Tribological Performance on Steel-Plastic Friction Pair
The core innovation was evaluated using an oscillating SRV tribometer configured with a steel ball on a PA66+GF disc. This test simulates the sliding conditions of the worm gears interface. The coefficient of friction (µ) was monitored over time.
The imported grease exhibited an average friction coefficient (µ_avg) of approximately 0.081. The developed grease consistently demonstrated a lower and more stable friction profile, with an average µ_avg of about 0.066. This represents a reduction of approximately 18.5%. The lower friction directly translates to higher mechanical efficiency and potentially lower operating temperatures for the worm gears system, a key performance advantage. The reduction can be attributed to the synergistic effect of the optimized AW/EP system and the PTFE solid lubricant, which effectively lubricates both sides of the steel-plastic interface.

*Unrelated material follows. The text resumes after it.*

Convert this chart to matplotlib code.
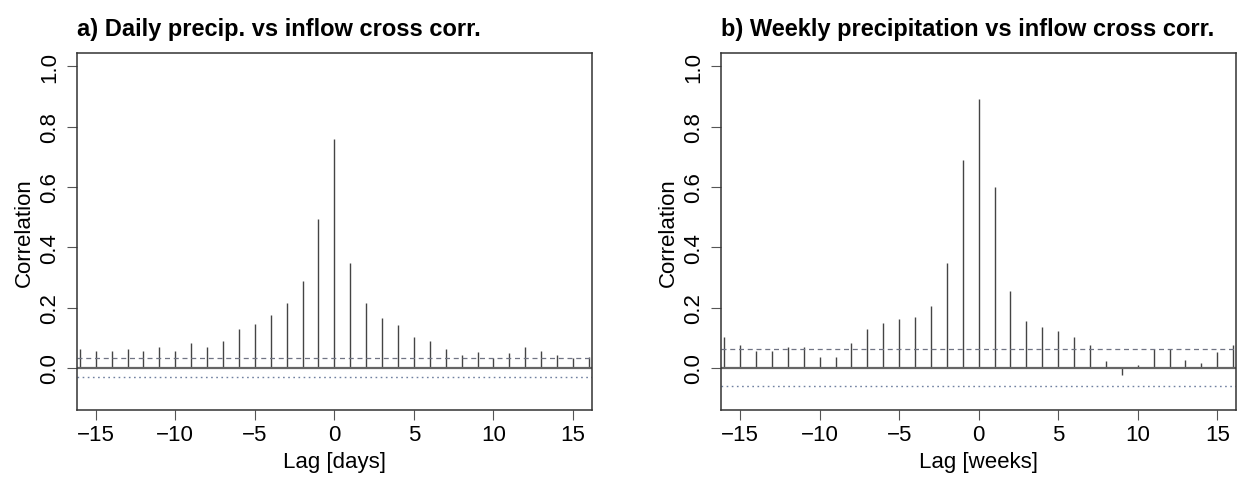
import numpy as np
import matplotlib.pyplot as plt

plt.rcParams['font.family'] = ['Liberation Sans', 'DejaVu Sans']

lags = np.arange(-16, 17)

# daily precip vs inflow cross correlation
daily_corr = [0.063, 0.056, 0.056, 0.063, 0.057, 0.069, 0.057, 0.082, 0.069, 0.089,
              0.129, 0.147, 0.176, 0.216, 0.290, 0.494, 0.760, 0.347, 0.216, 0.167,
              0.144, 0.103, 0.090, 0.063, 0.043, 0.052, 0.033, 0.049, 0.069, 0.055,
              0.043, 0.033, 0.038]
daily_ci = (0.033, -0.029)

# weekly precip vs inflow cross correlation
weekly_corr = [0.102, 0.076, 0.057, 0.057, 0.070, 0.070, 0.035, 0.035, 0.083, 0.128,
               0.149, 0.162, 0.168, 0.207, 0.347, 0.688, 0.892, 0.599, 0.255, 0.156,
               0.136, 0.123, 0.102, 0.076, 0.024, -0.022, 0.010, 0.063, 0.063, 0.027,
               0.016, 0.052, 0.076]
weekly_ci = (0.063, -0.061)

titles = ['a) Daily precip. vs inflow cross corr.',
          'b) Weekly precipitation vs inflow cross corr.']
xlabels = ['Lag [days]', 'Lag [weeks]']
yticks = [0.0, 0.2, 0.4, 0.6, 0.8, 1.0]
xticks = [-15, -10, -5, 0, 5, 10, 15]

fig = plt.figure(figsize=(12.53, 4.81), dpi=100)
ax1 = fig.add_axes([0.0612, 0.1449, 0.4113, 0.7422])
ax2 = fig.add_axes([0.5754, 0.1449, 0.4113, 0.7422])

for ax, corr, ci, title, xl in zip([ax1, ax2], [daily_corr, weekly_corr],
                                   [daily_ci, weekly_ci], titles, xlabels):
    ax.vlines(lags, 0, corr, color='#444444', lw=1.0)
    ax.axhline(0, color='#666666', lw=1.6)
    ax.axhline(ci[0], color='#707484', lw=0.9, ls=(0, (4, 3)))
    ax.axhline(ci[1], color='#7080a0', lw=1.0, ls=(0, (1.2, 2.5)))

    ax.set_xlim(-16.2, 16.2)
    ax.set_ylim(-0.14, 1.043)
    ax.set_xticks(xticks)
    ax.set_xticklabels([str(t).replace('-', '\u2212') for t in xticks])
    ax.set_yticks(yticks)
    ax.set_yticklabels(['%.1f' % t for t in yticks], rotation=90, va='center')
    ax.tick_params(axis='both', labelsize=16, length=7, width=0.8, color='#555555')
    ax.tick_params(axis='x', pad=3)
    ax.tick_params(axis='y', pad=5)
    for s in ax.spines.values():
        s.set_color('#333333')
        s.set_linewidth(1.1)

    ax.set_xlabel(xl, fontsize=16, labelpad=4)
    ax.set_ylabel('Correlation', fontsize=16, labelpad=3)
    ax.set_title(title, loc='left', fontsize=17, fontweight='bold', pad=13)

fig.savefig('out.png', dpi=100)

Transmission Efficiency and Durability Rig Testing
Performance was validated on a full-scale EPS steering gear test rig. First, transmission efficiency was measured by driving the worm input and applying a constant 90 Nm load to the worm wheel output, across a range of input speeds.

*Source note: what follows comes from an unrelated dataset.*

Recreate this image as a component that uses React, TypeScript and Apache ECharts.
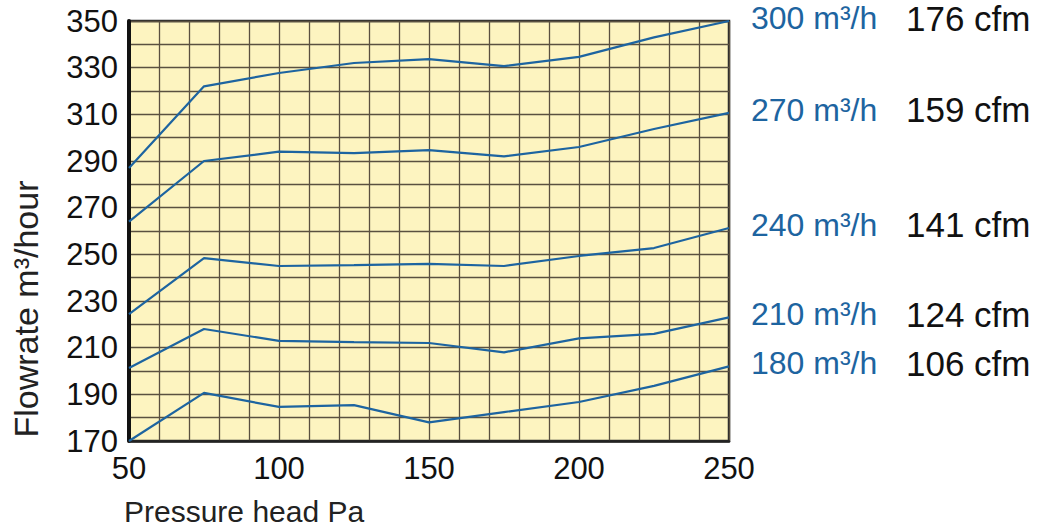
import React, { useEffect, useRef } from "react";
import * as echarts from "echarts";

const pressure = [50, 75, 100, 125, 150, 175, 200, 225, 250];
const flow300 = [287, 322, 327.7, 332, 333.7, 330.7, 334.6, 343, 350];
const flow270 = [264, 290, 294, 293.4, 294.7, 292, 296, 303.7, 310.6];
const flow240 = [224.4, 248.4, 245, 245.4, 245.9, 245, 249.3, 252.7, 261.3];
const flow210 = [201.3, 218, 212.9, 212.4, 212, 208, 214, 215.9, 223];
const flow180 = [170, 190.6, 184.6, 185.4, 178, 182.4, 186.7, 193.6, 202];
const seriesNames = ["300 m³/h", "270 m³/h", "240 m³/h", "210 m³/h", "180 m³/h"];
const cfmLabels = ["176 cfm", "159 cfm", "141 cfm", "124 cfm", "106 cfm"];
const seriesData = [flow300, flow270, flow240, flow210, flow180];

const FONT = "'Liberation Sans', Arial, sans-serif";
const BLUE = "#1d64a0";

export default function App() {
  const ref = useRef<HTMLDivElement>(null);
  useEffect(() => {
    if (!ref.current) return;
    const chart = echarts.init(ref.current, undefined, { renderer: "svg" });
    chart.setOption({
      animation: false,
      grid: {
        left: 129,
        right: 324,
        top: 21,
        bottom: 90,
        show: true,
        backgroundColor: "#fdf4c0",
        borderColor: "#2a2a2a",
        borderWidth: 2.5,
      },
      xAxis: {
        type: "value",
        min: 50,
        max: 250,
        interval: 10,
        axisLine: { show: true, lineStyle: { color: "#222", width: 2.5 } },
        axisTick: { show: false },
        splitLine: { show: true, lineStyle: { color: "#5a5040", width: 1.3 } },
        axisLabel: {
          fontSize: 31,
          fontFamily: FONT,
          color: "#111",
          margin: 12,
          formatter: (v: number) => (v % 50 === 0 ? String(v) : ""),
        },
      },
      yAxis: {
        type: "value",
        min: 170,
        max: 350,
        interval: 10,
        axisLine: { show: true, lineStyle: { color: "#111", width: 4 } },
        axisTick: { show: false },
        splitLine: { show: true, lineStyle: { color: "#5a5040", width: 1.3 } },
        axisLabel: {
          fontSize: 31,
          fontFamily: FONT,
          color: "#111",
          margin: 11,
          formatter: (v: number) => ((v - 170) % 20 === 0 ? String(v) : ""),
        },
      },
      graphic: [
        {
          type: "text",
          left: 124,
          top: 496,
          style: {
            text: "Pressure head Pa",
            fontSize: 30,
            fontFamily: FONT,
            fill: "#222",
          },
        },
        {
          type: "text",
          x: 26,
          y: 309,
          rotation: Math.PI / 2,
          style: {
            text: "Flowrate m³/hour",
            fontSize: 34,
            fontFamily: FONT,
            fill: "#222",
            align: "center",
            verticalAlign: "middle",
          },
        },
      ],
      series: seriesData.map((d, i) => ({
        type: "line",
        name: seriesNames[i],
        data: d.map((v, j) => [pressure[j], v]),
        symbol: "none",
        clip: false,
        lineStyle: { color: BLUE, width: 2.2 },
        endLabel: {
          show: true,
          distance: 22,
          offset: [0, -3],
          formatter: () => `{a|${seriesNames[i]}}{b|${cfmLabels[i]}}`,
          rich: {
            a: { fontSize: 32, fontFamily: FONT, color: BLUE, width: 155 },
            b: { fontSize: 35, fontFamily: FONT, color: "#111" },
          },
        },
      })),
    });
    return () => chart.dispose();
  }, []);
  return <div ref={ref} style={{ width: 1053, height: 531, position: "absolute", left: 0, top: 0 }} />;
}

The developed grease showed higher efficiency at every measured speed point. The average transmission efficiency across the speed range was calculated. For the developed grease, the average efficiency (η_dev) was 84.12%, while the imported benchmark grease achieved an average efficiency (η_imp) of 82.62%. This represents a gain of 1.5 percentage points in average efficiency for the worm gears system lubricated with the new formulation.
$$ \text{Efficiency Gain} = \eta_{dev} – \eta_{imp} = 84.12\% – 82.62\% = 1.5\% $$
Following efficiency mapping, the assembly lubricated with the developed grease underwent a severe accelerated durability test, executing 100,000 cycles of a multi-stage torque profile designed to simulate years of harsh driving. Post-test inspection revealed the worm surface to be in excellent condition, free from scoring or significant wear. The plastic worm wheel showed no abnormal wear, deformation, or clearance change. The grease successfully passed the rigorous 100,000-cycle durability test, confirming its long-life lubrication capability for worm gears.
Application and Field Validation
The final stage of validation involved real-world field testing. The developed worm gears grease was applied in the C-EPS system of a production vehicle model. The vehicle successfully completed a 30,000-kilometer road test under varied driving conditions without any steering system issues related to lubrication. This field trial conclusively demonstrated that the domestically developed grease fully meets all practical lubrication requirements for automotive EPS worm gears, achieving the key objective of import substitution for medium and high-end applications.
Conclusion
This project successfully developed a high-performance, synthetic lithium-based grease specifically engineered for the demanding environment of Electric Power Steering (EPS) system worm gears. The formulation is based on lithium 12-hydroxystearate thickened PAO synthetic oil, fortified with a synergistic antioxidant package, a tailored anti-wear/extreme pressure additive system, and a crucial addition of PTFE solid lubricant to address the unique challenges of the steel-plastic friction pair.
Comprehensive testing proved that the developed grease meets or exceeds the physicochemical performance of leading international benchmarks. More importantly, it demonstrates superior tribological performance on the specific steel-plastic interface, reducing the average friction coefficient by approximately 18.5%. This leads to a measurable increase in worm gears transmission efficiency of 1.5%. The grease also exhibits outstanding durability, passing a 100,000-cycle accelerated life test.
The successful completion of a 30,000-km vehicle road test provides definitive evidence that this advanced grease formulation is fully capable of ensuring the reliable, efficient, and long-life operation of EPS worm gears. This achievement marks a significant step in the localization of critical automotive lubricants, reducing dependence on imported specialty products for a key vehicle safety system.